Normal tensile stress-elongation curves of PU foams

Full size image

The tensile strength and elongation of PU foams under maximum load are shown in Table 4. The results showed that selected petroleum-based foams had similar tensile strengths due to their similar cell ingredients and cell characteristics when the testing variations are considered (Table 4). The existence of a small amount of residual NCO in B2 implied that most of the NCO groups could react with urethane and urea to form allophanate and biuret with the exception of inactive uretdione [40]. These adducts, which proceeded in secondary reactions, provided stronger linkages than urethane bonds and resulted in great tensile properties. So, the superiority in the tensile strength of B2 came from its high secondary reactivity. It can be seen from Table 4 that petroleum-based PU foams exhibited a decrease in elongation and showed a relationship with the increase in the ILDs. Due to the testing variations, there were almost no differences in the compressive strengths and moduli of A1 and A2 due to their close ILDs, however, A3 with much higher ILD had a higher compressive strength and modulus. Like petroleum-based foams, the elongation of soy-based foams was consistent with their compressive modulus.

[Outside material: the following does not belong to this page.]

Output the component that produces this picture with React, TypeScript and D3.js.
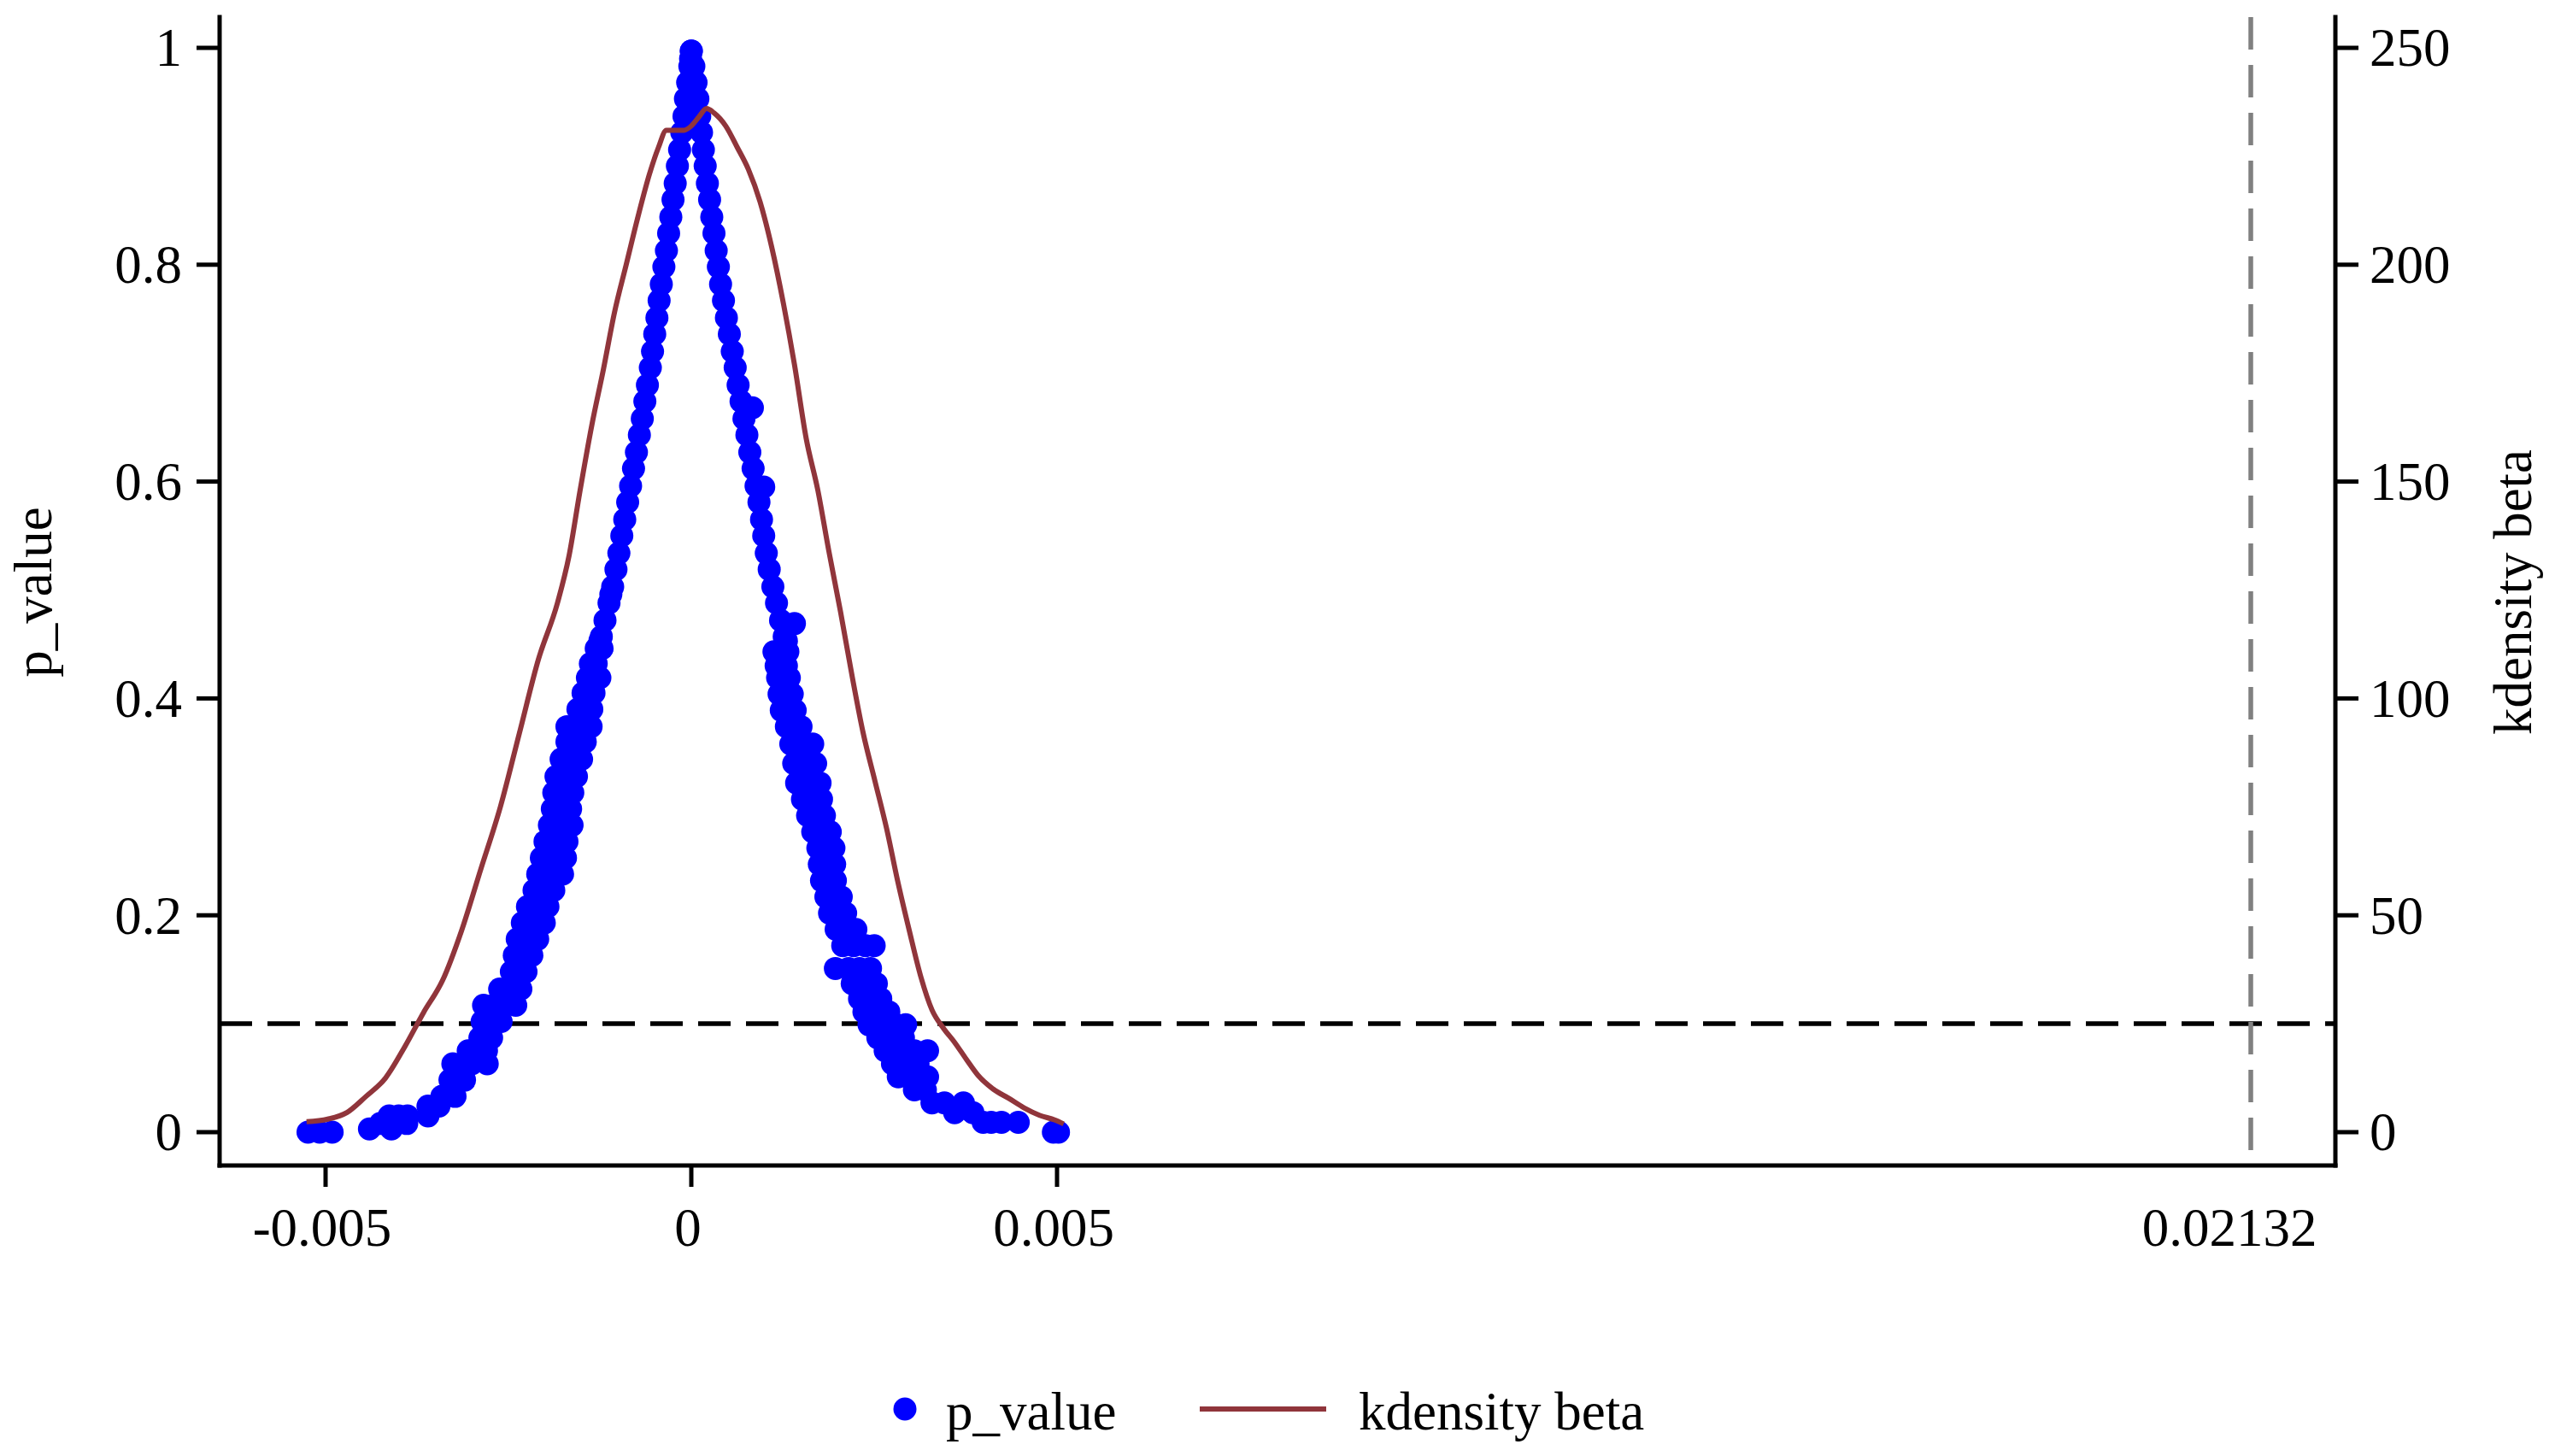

In addition to a superior tensile strength, B2 also had higher flexibility, which could be best used for cushion material.

Conclusions

Petroleum-based PU foams could be replaced by bio-based PU foams without compromising the integrity except cryogenic properties. The hydroxyl value of soy-based polyol exerted important effects on cell morphologies and foam properties. Soy-based polyols with high hydroxyl values made by our group exhibited superior tensile strength, high tensile elongation, comparatively higher degradability and high T g compared to low hydroxyl valued soy-based polyol. However, the synthesized soy-based polyol still needed further purification to eliminate soya odor.